Considérant que l'Assemblée nationale ne peut concilier sa fidélité à la Constitution et sa résolution de s'ensevelir sous les ruines du temple de la liberté plutôt que de la laisser périr, qu'en recourant à la souveraineté du peuple et en prenant les précautions nécessaires pour. que ce recours ne soit pas rendu illusoire par de nouvelles trahisons ;

Décrète :

Le peuple français est invité à former une CONVENTION NATIONALE ;

Le chef du pouvoir exécutif est suspendu de ses fonctions, jusqu'à ce que la Convention nationale ait prononcé ;

Tout fonctionnaire public, tout militaire qui, dans ces jours d'alarme, abandonnera son poste, est déclaré traître à la patrie.

 

Ce décret fut voté et inséré au Bulletin des lois avec cette formule : Au nom de la nation.

De nombreux pétitionnaires, qui se succédaient à la barre, insistaient avec véhémence pour la déchéance du roi. Vergniaud leur répondit fermement que les représentants du peuple avaient fait tout ce que la Constitution leur permettait ; que la suspension du chef du pouvoir exécutif lui ôtait tout moyen de nuire, et qu'il fallait attendre que la Convention eût prononcé en vertu des pleins pouvoirs que lui conférerait le peuple souverain.

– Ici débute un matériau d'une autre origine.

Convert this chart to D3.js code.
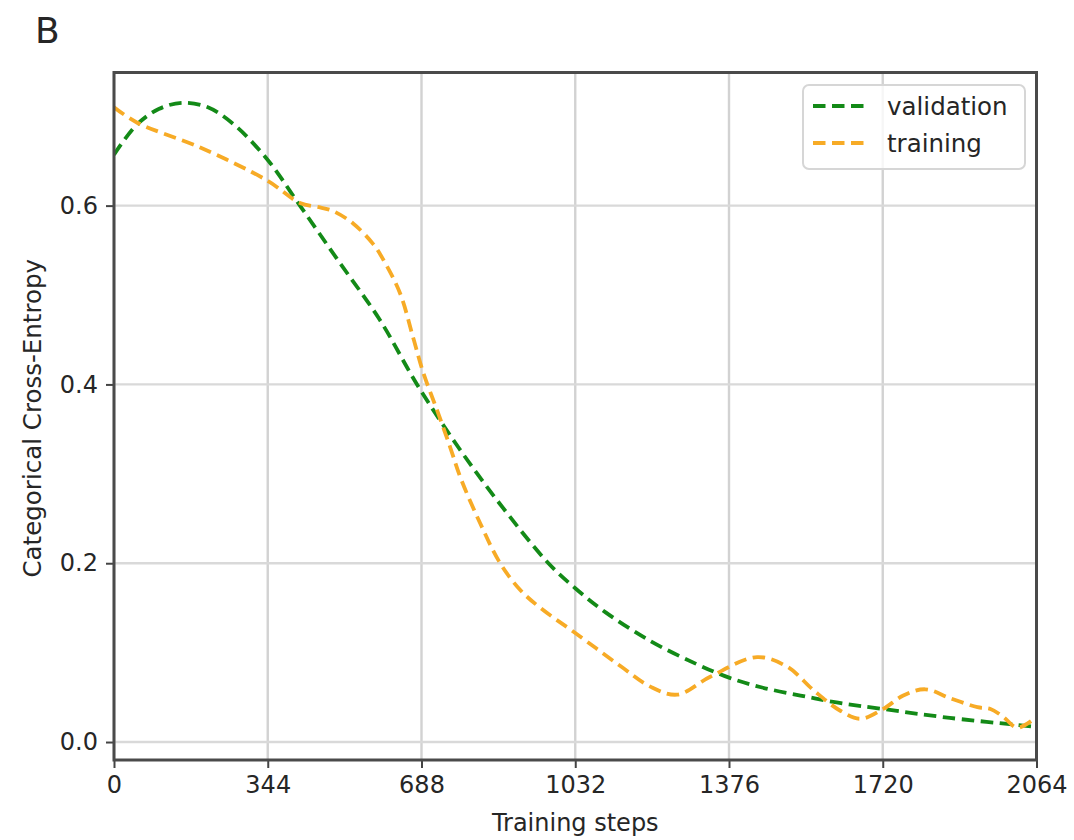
<!DOCTYPE html>
<html>
<head>
<meta charset="utf-8">
<script src="https://cdn.jsdelivr.net/npm/d3@7"></script>
<style>
  html, body { margin: 0; padding: 0; background: #fff; }
  svg { display: block; }
  text { font-family: "DejaVu Sans", sans-serif; fill: #262626; }
</style>
</head>
<body>
<svg id="chart" width="1074" height="840"></svg>
<script>
// ---- data ----
const valSteps = [0, 50, 100, 152, 210, 270, 344, 416, 501, 595, 678, 770, 864, 972, 1032, 1100, 1200, 1300, 1376, 1450, 1536, 1620, 1720, 1870, 2064];
const valLoss  = [0.657, 0.690, 0.708, 0.715, 0.710, 0.690, 0.651, 0.600, 0.539, 0.472, 0.400, 0.330, 0.266, 0.200, 0.172, 0.145, 0.113, 0.088, 0.072, 0.061, 0.052, 0.044, 0.037, 0.027, 0.017];

const trainSteps = [0, 51, 193, 343, 416, 461, 490, 535, 580, 602, 640, 669, 692, 723, 752, 775, 819, 864, 909, 954, 1032, 1133, 1200, 1260, 1334, 1439, 1507, 1565, 1625, 1670, 1721, 1766, 1815, 1871, 1932, 1961, 1990, 2021, 2064];
const trainLoss  = [0.710, 0.693, 0.665, 0.628, 0.603, 0.598, 0.594, 0.580, 0.557, 0.540, 0.502, 0.453, 0.413, 0.371, 0.330, 0.296, 0.245, 0.200, 0.170, 0.150, 0.122, 0.085, 0.062, 0.053, 0.073, 0.095, 0.084, 0.058, 0.035, 0.026, 0.037, 0.052, 0.059, 0.049, 0.039, 0.037, 0.028, 0.016, 0.028];

const xTicks = [0, 344, 688, 1032, 1376, 1720, 2064];
const yTicks = [0.0, 0.2, 0.4, 0.6];
const seriesNames = ["validation", "training"];
const seriesColors = ["#138a17", "#f7ab26"];

// ---- layout ----
const pL = 114, pR = 1036.5, pT = 72.5, pB = 760;
const svg = d3.select("#chart");

const x = d3.scaleLinear().domain([0, 2064]).range([pL, pR]);
const y = d3.scaleLinear().domain([-0.0201, 0.7489]).range([pB, pT]);

// gridlines
const grid = svg.append("g");
grid.selectAll("line.gx").data(xTicks).join("line").attr("class", "gx")
  .attr("x1", d => x(d)).attr("x2", d => x(d))
  .attr("y1", pT).attr("y2", pB)
  .attr("stroke", "#d2d2d2").attr("stroke-width", 2.4);
grid.selectAll("line.gy").data(yTicks).join("line").attr("class", "gy")
  .attr("x1", pL).attr("x2", pR)
  .attr("y1", d => y(d)).attr("y2", d => y(d))
  .attr("stroke", "#d9d9d9").attr("stroke-width", 2.4);

// curves
const line = d3.line().curve(d3.curveCatmullRom.alpha(0.5))
  .x(d => x(d[0])).y(d => y(d[1]));
const valData = valSteps.map((s, i) => [s, valLoss[i]]);
const trainData = trainSteps.map((s, i) => [s, trainLoss[i]]);

svg.append("clipPath").attr("id", "plotclip")
  .append("rect").attr("x", pL).attr("y", pT).attr("width", pR - pL).attr("height", pB - pT);

const lines = svg.append("g").attr("clip-path", "url(#plotclip)");
lines.append("path").datum(valData)
  .attr("d", line).attr("fill", "none")
  .attr("stroke", seriesColors[0]).attr("stroke-width", 3.8)
  .attr("stroke-dasharray", "12.5,6.5");
lines.append("path").datum(trainData)
  .attr("d", line).attr("fill", "none")
  .attr("stroke", seriesColors[1]).attr("stroke-width", 3.8)
  .attr("stroke-dasharray", "12.5,6.5");

// axes
const xAxis = d3.axisBottom(x).tickValues(xTicks).tickFormat(d3.format("d")).tickSize(8).tickPadding(8);
const yAxis = d3.axisLeft(y).tickValues(yTicks).tickFormat(d3.format(".1f")).tickSize(8).tickPadding(8);

const gx = svg.append("g").attr("transform", `translate(0,${pB})`).call(xAxis);
const gy = svg.append("g").attr("transform", `translate(${pL},0)`).call(yAxis);
[gx, gy].forEach(g => {
  g.select(".domain").remove();
  g.selectAll(".tick line").attr("stroke", "#444").attr("stroke-width", 2);
  g.selectAll(".tick text").attr("font-size", 24).attr("fill", "#262626")
    .attr("font-family", "DejaVu Sans");
});

// spines
svg.append("rect").attr("x", pL).attr("y", pT)
  .attr("width", pR - pL).attr("height", pB - pT)
  .attr("fill", "none").attr("stroke", "#4a4a4a").attr("stroke-width", 3);

// axis labels
svg.append("text").attr("x", (pL + pR) / 2).attr("y", 831)
  .attr("text-anchor", "middle").attr("font-size", 24).text("Training steps");
svg.append("text").attr("transform", `translate(41,${(pT + pB) / 2 + 2}) rotate(-90)`)
  .attr("text-anchor", "middle").attr("font-size", 24.5).text("Categorical Cross-Entropy");

// panel letter
svg.append("text").attr("x", 35).attr("y", 43)
  .attr("font-family", "Liberation Sans, Arial, sans-serif")
  .attr("font-size", 36).attr("fill", "#111").text("B");

// legend
const lg = svg.append("g");
lg.append("rect").attr("x", 803).attr("y", 85).attr("width", 222).attr("height", 84)
  .attr("rx", 6).attr("fill", "#fff").attr("fill-opacity", 0.8)
  .attr("stroke", "#d6d6d6").attr("stroke-width", 2);
seriesNames.forEach((name, i) => {
  const ly = 106 + i * 37;
  lg.append("line").attr("x1", 813).attr("x2", 867).attr("y1", ly).attr("y2", ly)
    .attr("stroke", seriesColors[i]).attr("stroke-width", 3.8)
    .attr("stroke-dasharray", "12.5,6.5");
  lg.append("text").attr("x", 887).attr("y", ly + 8.5)
    .attr("font-size", 24.5).text(name);
});
</script>
</body>
</html>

Les pétitionnaires se calmèrent et allèrent porter au peuple la résolution de l'Assemblée.

Une addition importante compléta le décret :

L'Assemblée nationale, voulant consacrer solennellement le principe de la liberté et de l'égalité, décrète qu'à l'avenir et pour la prochaine Convention, tout citoyen, âgé de 25 ans, vivant de son travail et domicilié depuis un an, sera admis à voter dans les assemblées primaires.

L'Assemblée décréta qu'il serait établi un camp sous les murs de Paris, et des batteries sur Montmartre.

Elle nomma douze commissaires chargés de se rendre aux armées et d'assurer leur obéissance à l'Assemblée nationale. Les commissaires reçurent plein pouvoir, même de destituer et d'arrêter les généraux. Parmi les commissaires figurait Carnot.

L'Assemblée, ensuite, reconstitua le pouvoir exécutif. Elle rappela au ministère, par acclamation, Roland, Clavière et Servan, et choisit trois nouveaux ministres : la marine fut confiée au savant Monge ; les affaires étrangères, à un diplomate appelé Lebrun ; le ministère de la justice, à DANTON.

L'Assemblée suspendit, à 3 heures et demie du matin, cette séance de trente heures durant laquelle avait pris fin la royauté française. La famille de Hugues Capet avait régné huit siècles sur la France.